Leaving out every picture, retype the lines below from the top through the one that contains "W, H = 1283, 719".

BEGIN

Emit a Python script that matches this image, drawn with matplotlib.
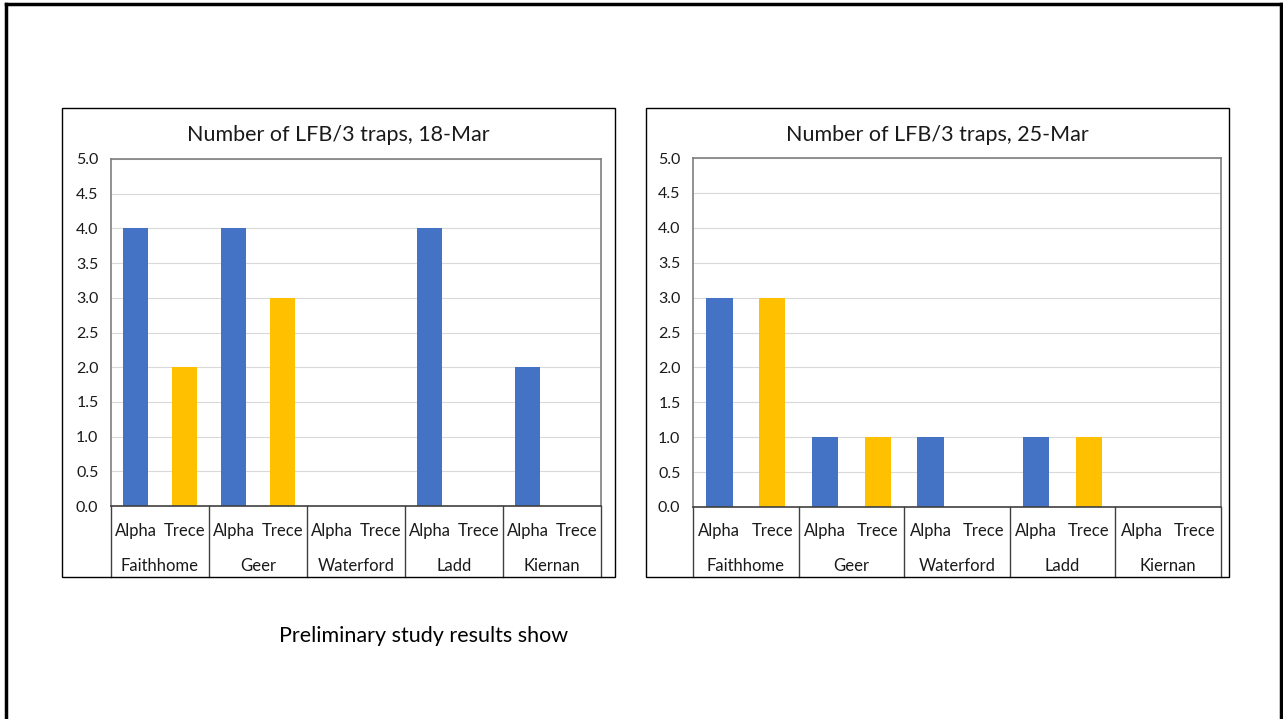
import matplotlib.pyplot as plt
from matplotlib.patches import Rectangle
from matplotlib.lines import Line2D

plt.rcParams['font.family'] = ['Lato', 'DejaVu Sans']

sites = ['Faithhome', 'Geer', 'Waterford', 'Ladd', 'Kiernan']
lures = ['Alpha', 'Trece']
alpha_18 = [4, 4, 0, 4, 2]
trece_18 = [2, 3, 0, 0, 0]
alpha_25 = [3, 1, 1, 1, 0]
trece_25 = [3, 1, 0, 1, 0]
titles = ['Number of LFB/3 traps, 18-Mar', 'Number of LFB/3 traps, 25-Mar']
yticks = [0.0, 0.5, 1.0, 1.5, 2.0, 2.5, 3.0, 3.5, 4.0, 4.5, 5.0]

BLUE = '#4472C4'
GOLD = '#FFC000'
W, H = 1283, 719

fig = plt.figure(figsize=(W / 100, H / 100), dpi=100)


def fx(px):
    return px / W


def fy(py):
    return 1 - py / H


# slide border (no bottom edge visible)
fig.add_artist(Line2D([fx(6), fx(6)], [fy(4), 0], color='black', lw=2.5))
fig.add_artist(Line2D([fx(6), fx(1281)], [fy(4), fy(4)], color='black', lw=2.5))
fig.add_artist(Line2D([fx(1281), fx(1281)], [fy(4), 0], color='black', lw=2.5))


def chart(box, plot, title, alpha_vals, trece_vals):
    bx0, by0, bx1, by1 = box
    fig.add_artist(Rectangle((fx(bx0), fy(by1)), fx(bx1 - bx0), (by1 - by0) / H,
                             fill=False, ec='black', lw=1.0))
    fig.text(fx((bx0 + bx1) / 2), fy(135), title, ha='center', va='center',
             fontsize=15.5, color='#1a1a1a')

    px0, py0, px1, py1 = plot
    ax = fig.add_axes([fx(px0), fy(py1), fx(px1 - px0), (py1 - py0) / H])
    n = len(sites)
    xa = [2 * i for i in range(n)]
    xt = [2 * i + 1 for i in range(n)]
    ax.bar(xa, alpha_vals, width=0.5, color=BLUE)
    ax.bar(xt, trece_vals, width=0.5, color=GOLD)
    ax.set_xlim(-0.5, 2 * n - 0.5)
    ax.set_ylim(0, 5)
    ax.set_yticks(yticks)
    ax.set_yticklabels([f'{v:.1f}' for v in yticks], fontsize=11.5, color='#1a1a1a')
    ax.tick_params(axis='y', length=0, pad=9)
    ax.set_xticks([])
    ax.grid(axis='y', color='#d9d9d9', lw=0.8)
    ax.set_axisbelow(True)
    for s in ax.spines.values():
        s.set_color('#7f7f7f')
        s.set_linewidth(1.2)
    ax.spines['bottom'].set_color('#404040')

    # multi-level category labels
    trans = ax.get_xaxis_transform()
    depth = (by1 - py1) / (py1 - py0)
    for g in range(n + 1):
        ax.add_line(Line2D([2 * g - 0.5, 2 * g - 0.5], [0, -depth], transform=trans,
                           color='#404040', lw=1.0, clip_on=False))
    row1 = -(531 - py1) / (py1 - py0)
    row2 = -(566 - py1) / (py1 - py0)
    for i, site in enumerate(sites):
        for j, lure in enumerate(lures):
            ax.text(2 * i + j, row1, lure, transform=trans, ha='center', va='center',
                    fontsize=12, color='#1a1a1a')
        ax.text(2 * i + 0.5, row2, site, transform=trans, ha='center', va='center',
                fontsize=12, color='#1a1a1a')
    return ax


chart((62, 108, 615, 577), (111, 159, 601, 506), titles[0], alpha_18, trece_18)
chart((646, 108, 1229, 577), (693, 158, 1221, 507), titles[1], alpha_25, trece_25)

fig.text(fx(424), fy(636), 'Preliminary study results show', ha='center', va='center',
         fontsize=15.5, color='black')

fig.savefig('out.png', dpi=100, facecolor='white')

END

→ **Final result**:
Emit a Python script that matches this image, drawn with matplotlib.
import matplotlib.pyplot as plt
from matplotlib.patches import Rectangle
from matplotlib.lines import Line2D

plt.rcParams['font.family'] = ['Lato', 'DejaVu Sans']

sites = ['Faithhome', 'Geer', 'Waterford', 'Ladd', 'Kiernan']
lures = ['Alpha', 'Trece']
alpha_18 = [4, 4, 0, 4, 2]
trece_18 = [2, 3, 0, 0, 0]
alpha_25 = [3, 1, 1, 1, 0]
trece_25 = [3, 1, 0, 1, 0]
titles = ['Number of LFB/3 traps, 18-Mar', 'Number of LFB/3 traps, 25-Mar']
yticks = [0.0, 0.5, 1.0, 1.5, 2.0, 2.5, 3.0, 3.5, 4.0, 4.5, 5.0]

BLUE = '#4472C4'
GOLD = '#FFC000'
W, H = 1283, 719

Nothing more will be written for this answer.